> _Exercise objective_
Could the lines from the start of the data through the line with "const yTicks = [0, 20, 40, 60, 80, 100];" be set down exactly, with no pictures among them?

> _Recorded data_
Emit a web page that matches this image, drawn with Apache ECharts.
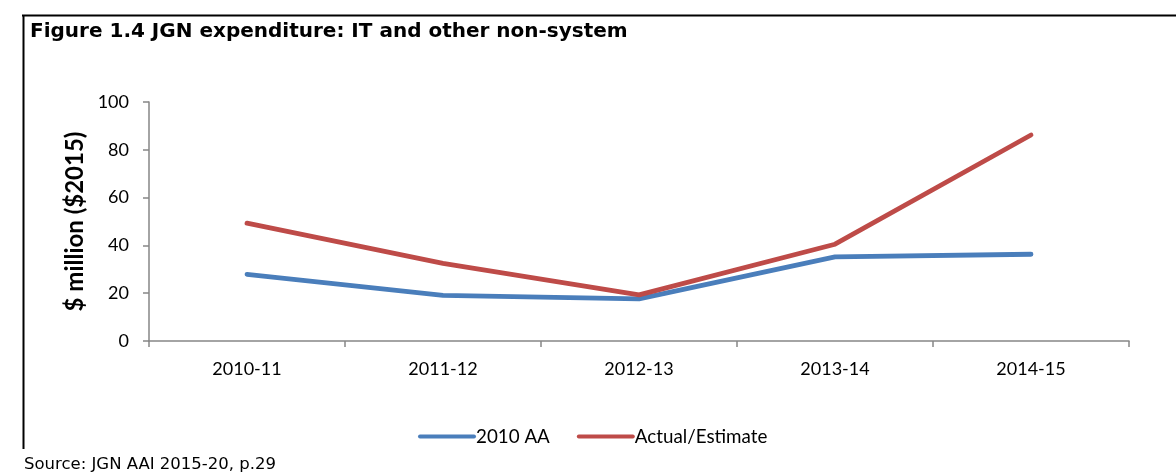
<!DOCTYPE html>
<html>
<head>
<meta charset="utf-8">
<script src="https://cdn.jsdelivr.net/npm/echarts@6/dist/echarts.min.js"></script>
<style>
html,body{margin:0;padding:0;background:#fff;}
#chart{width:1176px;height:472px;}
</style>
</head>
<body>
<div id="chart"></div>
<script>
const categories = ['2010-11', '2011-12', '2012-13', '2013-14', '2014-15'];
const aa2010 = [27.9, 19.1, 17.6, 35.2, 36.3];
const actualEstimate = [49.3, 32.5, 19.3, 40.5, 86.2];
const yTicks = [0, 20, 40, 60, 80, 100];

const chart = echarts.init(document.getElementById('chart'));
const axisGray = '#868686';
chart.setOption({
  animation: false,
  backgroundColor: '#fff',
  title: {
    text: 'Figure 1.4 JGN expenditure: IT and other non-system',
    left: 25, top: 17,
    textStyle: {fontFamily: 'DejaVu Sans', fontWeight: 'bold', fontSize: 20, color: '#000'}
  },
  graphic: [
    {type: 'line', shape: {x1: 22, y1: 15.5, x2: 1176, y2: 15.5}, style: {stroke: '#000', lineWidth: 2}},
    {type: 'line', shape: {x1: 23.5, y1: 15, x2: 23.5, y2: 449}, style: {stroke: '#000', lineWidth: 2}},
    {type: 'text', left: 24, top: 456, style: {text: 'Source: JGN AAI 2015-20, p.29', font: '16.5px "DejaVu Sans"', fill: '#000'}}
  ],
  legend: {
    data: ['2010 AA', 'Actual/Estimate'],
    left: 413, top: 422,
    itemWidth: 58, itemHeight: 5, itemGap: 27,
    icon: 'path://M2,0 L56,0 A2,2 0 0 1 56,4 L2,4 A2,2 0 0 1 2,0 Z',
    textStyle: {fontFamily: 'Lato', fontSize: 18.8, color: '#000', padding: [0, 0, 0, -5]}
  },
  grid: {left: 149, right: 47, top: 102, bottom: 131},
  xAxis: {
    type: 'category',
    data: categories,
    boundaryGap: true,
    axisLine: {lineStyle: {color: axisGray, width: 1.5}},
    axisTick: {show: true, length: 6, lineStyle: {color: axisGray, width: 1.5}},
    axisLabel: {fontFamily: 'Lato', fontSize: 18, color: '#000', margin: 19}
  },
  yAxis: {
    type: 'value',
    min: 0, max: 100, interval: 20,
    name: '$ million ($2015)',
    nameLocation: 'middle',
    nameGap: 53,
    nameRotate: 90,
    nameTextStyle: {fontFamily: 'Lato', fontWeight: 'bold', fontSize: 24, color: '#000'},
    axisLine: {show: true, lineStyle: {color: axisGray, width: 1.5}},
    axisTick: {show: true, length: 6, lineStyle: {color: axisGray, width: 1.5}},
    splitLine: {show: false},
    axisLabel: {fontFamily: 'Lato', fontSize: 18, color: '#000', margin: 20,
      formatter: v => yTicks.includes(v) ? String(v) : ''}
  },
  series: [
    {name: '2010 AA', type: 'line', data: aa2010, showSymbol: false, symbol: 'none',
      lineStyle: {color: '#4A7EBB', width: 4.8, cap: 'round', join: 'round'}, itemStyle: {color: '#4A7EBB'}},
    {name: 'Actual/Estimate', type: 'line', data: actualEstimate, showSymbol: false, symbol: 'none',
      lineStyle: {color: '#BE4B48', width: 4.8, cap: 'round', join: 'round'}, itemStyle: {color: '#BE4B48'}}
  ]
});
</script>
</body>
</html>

> _Result of the task_
Emit a web page that matches this image, drawn with Apache ECharts.
<!DOCTYPE html>
<html>
<head>
<meta charset="utf-8">
<script src="https://cdn.jsdelivr.net/npm/echarts@6/dist/echarts.min.js"></script>
<style>
html,body{margin:0;padding:0;background:#fff;}
#chart{width:1176px;height:472px;}
</style>
</head>
<body>
<div id="chart"></div>
<script>
const categories = ['2010-11', '2011-12', '2012-13', '2013-14', '2014-15'];
const aa2010 = [27.9, 19.1, 17.6, 35.2, 36.3];
const actualEstimate = [49.3, 32.5, 19.3, 40.5, 86.2];
const yTicks = [0, 20, 40, 60, 80, 100];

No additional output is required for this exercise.